→ **The task**
Start at the line holding "Output the Python", stop at the line holding "1450, 1980, 2350]", and repeat those lines exactly, both ends included; skip the pictures.

Part of a data file
══════════════════════════════
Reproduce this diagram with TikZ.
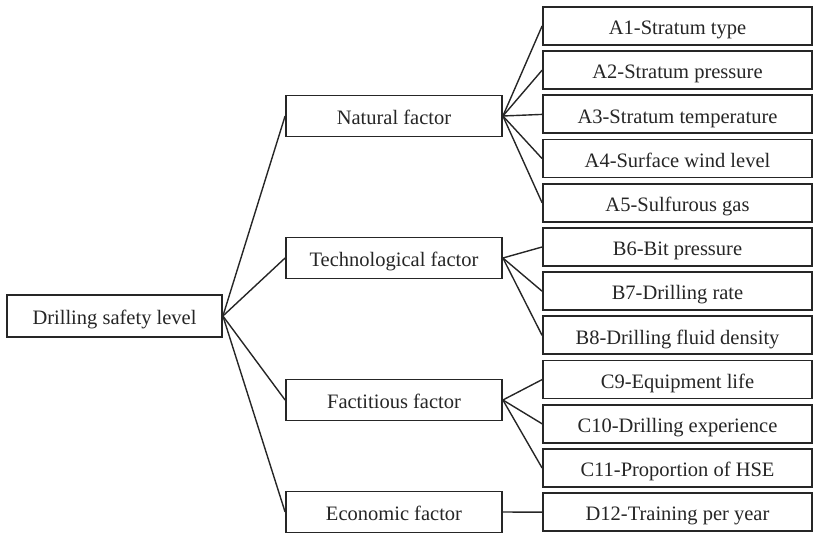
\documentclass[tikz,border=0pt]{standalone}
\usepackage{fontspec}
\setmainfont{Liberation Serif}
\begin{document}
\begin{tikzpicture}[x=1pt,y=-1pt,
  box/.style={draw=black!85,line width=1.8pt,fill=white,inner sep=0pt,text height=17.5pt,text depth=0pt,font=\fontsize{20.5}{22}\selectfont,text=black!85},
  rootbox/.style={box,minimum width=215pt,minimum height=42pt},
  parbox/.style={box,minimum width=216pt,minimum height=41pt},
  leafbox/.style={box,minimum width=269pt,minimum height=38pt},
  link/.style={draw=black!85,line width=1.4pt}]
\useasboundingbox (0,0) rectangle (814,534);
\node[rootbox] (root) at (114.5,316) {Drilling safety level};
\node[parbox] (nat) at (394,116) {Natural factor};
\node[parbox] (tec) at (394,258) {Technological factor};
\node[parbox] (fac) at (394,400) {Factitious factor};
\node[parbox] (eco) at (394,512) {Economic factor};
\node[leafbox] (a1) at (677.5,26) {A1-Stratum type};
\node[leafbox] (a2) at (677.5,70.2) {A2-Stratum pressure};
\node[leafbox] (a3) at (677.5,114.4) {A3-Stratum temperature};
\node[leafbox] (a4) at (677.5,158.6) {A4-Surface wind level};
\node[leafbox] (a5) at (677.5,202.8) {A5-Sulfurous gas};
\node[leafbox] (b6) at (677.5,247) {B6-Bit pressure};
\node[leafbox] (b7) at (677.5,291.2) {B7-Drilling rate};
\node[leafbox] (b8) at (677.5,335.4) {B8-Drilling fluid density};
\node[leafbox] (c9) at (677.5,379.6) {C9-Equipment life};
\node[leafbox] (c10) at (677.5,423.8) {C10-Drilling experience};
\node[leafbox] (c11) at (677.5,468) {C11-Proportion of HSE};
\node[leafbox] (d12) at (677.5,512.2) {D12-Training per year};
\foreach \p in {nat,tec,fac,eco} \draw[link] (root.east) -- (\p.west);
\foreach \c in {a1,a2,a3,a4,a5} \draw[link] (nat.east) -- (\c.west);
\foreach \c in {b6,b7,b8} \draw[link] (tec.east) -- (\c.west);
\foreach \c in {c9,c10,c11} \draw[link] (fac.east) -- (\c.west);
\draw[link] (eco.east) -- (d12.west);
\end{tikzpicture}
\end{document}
══════════════════════════════
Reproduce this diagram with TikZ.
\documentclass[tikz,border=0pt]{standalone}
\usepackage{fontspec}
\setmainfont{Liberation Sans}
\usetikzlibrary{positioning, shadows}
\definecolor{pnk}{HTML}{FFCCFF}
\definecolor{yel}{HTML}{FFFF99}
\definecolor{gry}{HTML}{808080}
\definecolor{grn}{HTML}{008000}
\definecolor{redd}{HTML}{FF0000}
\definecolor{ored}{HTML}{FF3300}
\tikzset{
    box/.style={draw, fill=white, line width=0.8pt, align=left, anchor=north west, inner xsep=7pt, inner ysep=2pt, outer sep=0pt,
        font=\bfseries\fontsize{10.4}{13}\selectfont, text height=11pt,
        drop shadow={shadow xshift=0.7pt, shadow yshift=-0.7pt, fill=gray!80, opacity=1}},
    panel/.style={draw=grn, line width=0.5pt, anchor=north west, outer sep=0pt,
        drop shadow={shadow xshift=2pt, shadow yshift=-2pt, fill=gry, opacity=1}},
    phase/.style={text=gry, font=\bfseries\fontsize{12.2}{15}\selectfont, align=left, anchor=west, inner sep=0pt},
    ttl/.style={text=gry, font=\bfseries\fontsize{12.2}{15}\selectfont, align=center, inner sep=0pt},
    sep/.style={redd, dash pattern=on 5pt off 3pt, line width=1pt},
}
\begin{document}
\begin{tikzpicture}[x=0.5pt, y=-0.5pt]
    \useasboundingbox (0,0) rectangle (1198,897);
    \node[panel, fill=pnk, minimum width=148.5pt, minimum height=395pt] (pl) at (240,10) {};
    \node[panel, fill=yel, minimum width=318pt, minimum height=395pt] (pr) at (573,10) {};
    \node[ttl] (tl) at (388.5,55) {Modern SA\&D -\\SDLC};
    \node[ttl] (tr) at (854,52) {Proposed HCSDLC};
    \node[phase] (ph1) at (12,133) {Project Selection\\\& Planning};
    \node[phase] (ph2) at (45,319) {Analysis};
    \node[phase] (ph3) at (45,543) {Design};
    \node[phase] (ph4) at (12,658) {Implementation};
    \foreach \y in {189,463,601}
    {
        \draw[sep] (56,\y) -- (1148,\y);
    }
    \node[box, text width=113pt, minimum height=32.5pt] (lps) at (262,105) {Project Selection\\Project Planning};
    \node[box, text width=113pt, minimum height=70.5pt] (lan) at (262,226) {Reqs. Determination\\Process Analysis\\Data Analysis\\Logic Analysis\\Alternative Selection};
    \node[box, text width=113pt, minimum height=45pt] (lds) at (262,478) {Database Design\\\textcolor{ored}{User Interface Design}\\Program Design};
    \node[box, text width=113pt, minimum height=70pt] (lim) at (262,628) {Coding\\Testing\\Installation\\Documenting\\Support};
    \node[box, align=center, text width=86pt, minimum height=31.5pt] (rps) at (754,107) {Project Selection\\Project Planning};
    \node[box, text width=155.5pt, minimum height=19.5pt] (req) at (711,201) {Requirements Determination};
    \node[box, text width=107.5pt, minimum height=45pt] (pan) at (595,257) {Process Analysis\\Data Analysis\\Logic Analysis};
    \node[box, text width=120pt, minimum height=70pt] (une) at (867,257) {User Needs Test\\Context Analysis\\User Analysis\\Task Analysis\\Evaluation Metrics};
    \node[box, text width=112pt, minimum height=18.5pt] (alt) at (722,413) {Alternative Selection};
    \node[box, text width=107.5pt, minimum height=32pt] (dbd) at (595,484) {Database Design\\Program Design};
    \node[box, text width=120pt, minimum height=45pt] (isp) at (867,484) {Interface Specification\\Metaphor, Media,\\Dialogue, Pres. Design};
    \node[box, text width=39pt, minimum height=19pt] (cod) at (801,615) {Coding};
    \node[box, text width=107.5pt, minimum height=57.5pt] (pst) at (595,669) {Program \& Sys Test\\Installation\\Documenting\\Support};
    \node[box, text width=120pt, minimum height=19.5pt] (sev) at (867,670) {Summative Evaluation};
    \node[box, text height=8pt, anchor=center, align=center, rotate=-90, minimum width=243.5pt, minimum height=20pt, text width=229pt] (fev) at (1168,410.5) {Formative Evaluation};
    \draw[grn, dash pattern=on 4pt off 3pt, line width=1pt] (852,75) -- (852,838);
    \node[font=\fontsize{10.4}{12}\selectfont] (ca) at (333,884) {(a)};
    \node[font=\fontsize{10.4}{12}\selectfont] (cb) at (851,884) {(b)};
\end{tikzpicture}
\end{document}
══════════════════════════════
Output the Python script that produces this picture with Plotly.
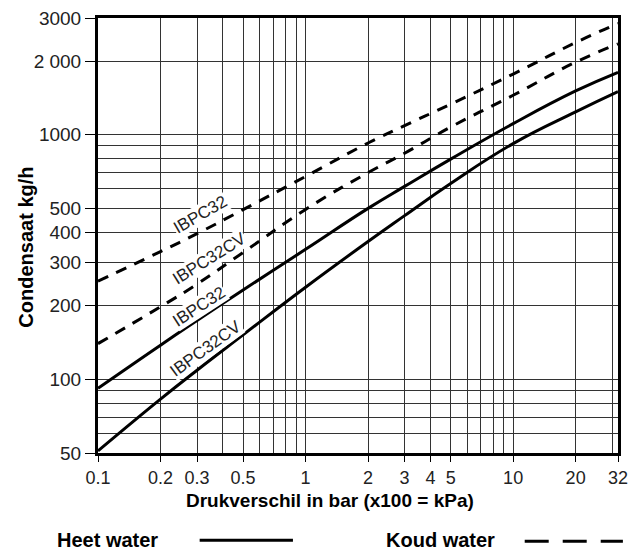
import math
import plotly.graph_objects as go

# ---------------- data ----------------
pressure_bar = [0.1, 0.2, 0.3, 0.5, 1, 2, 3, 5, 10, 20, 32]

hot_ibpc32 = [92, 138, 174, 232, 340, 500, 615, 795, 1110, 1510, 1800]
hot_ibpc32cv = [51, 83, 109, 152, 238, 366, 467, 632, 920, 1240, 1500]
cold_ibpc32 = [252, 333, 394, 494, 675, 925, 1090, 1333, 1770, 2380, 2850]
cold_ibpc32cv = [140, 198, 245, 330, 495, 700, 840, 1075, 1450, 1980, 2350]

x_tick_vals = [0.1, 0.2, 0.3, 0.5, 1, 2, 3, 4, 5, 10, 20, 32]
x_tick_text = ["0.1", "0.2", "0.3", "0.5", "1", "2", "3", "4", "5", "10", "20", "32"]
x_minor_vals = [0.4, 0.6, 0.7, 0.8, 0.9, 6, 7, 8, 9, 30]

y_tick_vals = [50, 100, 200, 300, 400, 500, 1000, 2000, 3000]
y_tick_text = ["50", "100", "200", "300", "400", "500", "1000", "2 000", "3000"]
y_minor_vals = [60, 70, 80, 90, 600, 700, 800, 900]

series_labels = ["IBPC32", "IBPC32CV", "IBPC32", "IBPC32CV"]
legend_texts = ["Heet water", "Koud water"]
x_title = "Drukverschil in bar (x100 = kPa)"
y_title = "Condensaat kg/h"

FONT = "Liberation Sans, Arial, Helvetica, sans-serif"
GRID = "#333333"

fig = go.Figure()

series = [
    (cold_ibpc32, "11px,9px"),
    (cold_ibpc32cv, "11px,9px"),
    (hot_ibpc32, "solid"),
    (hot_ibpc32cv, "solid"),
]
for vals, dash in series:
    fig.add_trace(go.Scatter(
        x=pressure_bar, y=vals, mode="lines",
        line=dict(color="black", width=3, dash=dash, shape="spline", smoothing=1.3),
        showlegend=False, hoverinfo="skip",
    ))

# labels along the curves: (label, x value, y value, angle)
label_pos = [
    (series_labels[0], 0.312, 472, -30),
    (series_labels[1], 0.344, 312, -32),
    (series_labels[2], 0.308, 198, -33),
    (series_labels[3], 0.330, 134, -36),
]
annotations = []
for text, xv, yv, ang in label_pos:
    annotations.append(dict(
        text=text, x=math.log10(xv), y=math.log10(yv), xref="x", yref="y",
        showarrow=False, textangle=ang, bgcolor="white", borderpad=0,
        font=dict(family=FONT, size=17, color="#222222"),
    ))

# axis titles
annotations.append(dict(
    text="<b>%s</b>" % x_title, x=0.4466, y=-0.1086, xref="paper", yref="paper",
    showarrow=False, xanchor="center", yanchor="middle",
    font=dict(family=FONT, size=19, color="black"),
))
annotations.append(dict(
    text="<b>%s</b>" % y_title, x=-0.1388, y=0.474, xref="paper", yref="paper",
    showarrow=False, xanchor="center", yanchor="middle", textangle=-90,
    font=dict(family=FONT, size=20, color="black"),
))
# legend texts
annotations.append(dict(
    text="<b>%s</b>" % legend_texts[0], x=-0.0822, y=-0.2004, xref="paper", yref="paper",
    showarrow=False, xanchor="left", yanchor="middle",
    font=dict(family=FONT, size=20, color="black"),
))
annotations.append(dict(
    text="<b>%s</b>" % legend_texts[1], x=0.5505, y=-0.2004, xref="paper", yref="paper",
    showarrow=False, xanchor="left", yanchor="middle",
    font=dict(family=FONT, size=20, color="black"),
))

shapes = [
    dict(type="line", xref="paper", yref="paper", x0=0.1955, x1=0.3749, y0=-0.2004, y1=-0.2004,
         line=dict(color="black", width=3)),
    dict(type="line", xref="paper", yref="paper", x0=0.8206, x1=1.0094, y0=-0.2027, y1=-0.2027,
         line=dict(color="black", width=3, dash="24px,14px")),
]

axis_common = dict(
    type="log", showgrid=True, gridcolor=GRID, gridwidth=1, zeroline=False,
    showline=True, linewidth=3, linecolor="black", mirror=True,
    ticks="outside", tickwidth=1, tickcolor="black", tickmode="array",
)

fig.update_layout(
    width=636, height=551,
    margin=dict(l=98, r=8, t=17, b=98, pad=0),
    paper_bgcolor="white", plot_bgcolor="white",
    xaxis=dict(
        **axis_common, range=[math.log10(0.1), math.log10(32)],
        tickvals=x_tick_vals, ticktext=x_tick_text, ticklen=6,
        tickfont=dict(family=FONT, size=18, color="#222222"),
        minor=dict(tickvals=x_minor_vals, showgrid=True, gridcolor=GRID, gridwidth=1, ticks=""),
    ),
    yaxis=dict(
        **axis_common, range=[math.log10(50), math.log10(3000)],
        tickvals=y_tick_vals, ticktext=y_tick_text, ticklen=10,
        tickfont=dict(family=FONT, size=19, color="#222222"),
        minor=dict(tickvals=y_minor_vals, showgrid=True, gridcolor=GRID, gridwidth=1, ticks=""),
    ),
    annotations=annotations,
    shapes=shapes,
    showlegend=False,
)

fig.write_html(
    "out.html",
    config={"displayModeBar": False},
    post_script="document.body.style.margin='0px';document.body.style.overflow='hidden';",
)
══════════════════════════════
→ **Response to this task**
Output the Python script that produces this picture with Plotly.
import math
import plotly.graph_objects as go

# ---------------- data ----------------
pressure_bar = [0.1, 0.2, 0.3, 0.5, 1, 2, 3, 5, 10, 20, 32]

hot_ibpc32 = [92, 138, 174, 232, 340, 500, 615, 795, 1110, 1510, 1800]
hot_ibpc32cv = [51, 83, 109, 152, 238, 366, 467, 632, 920, 1240, 1500]
cold_ibpc32 = [252, 333, 394, 494, 675, 925, 1090, 1333, 1770, 2380, 2850]
cold_ibpc32cv = [140, 198, 245, 330, 495, 700, 840, 1075, 1450, 1980, 2350]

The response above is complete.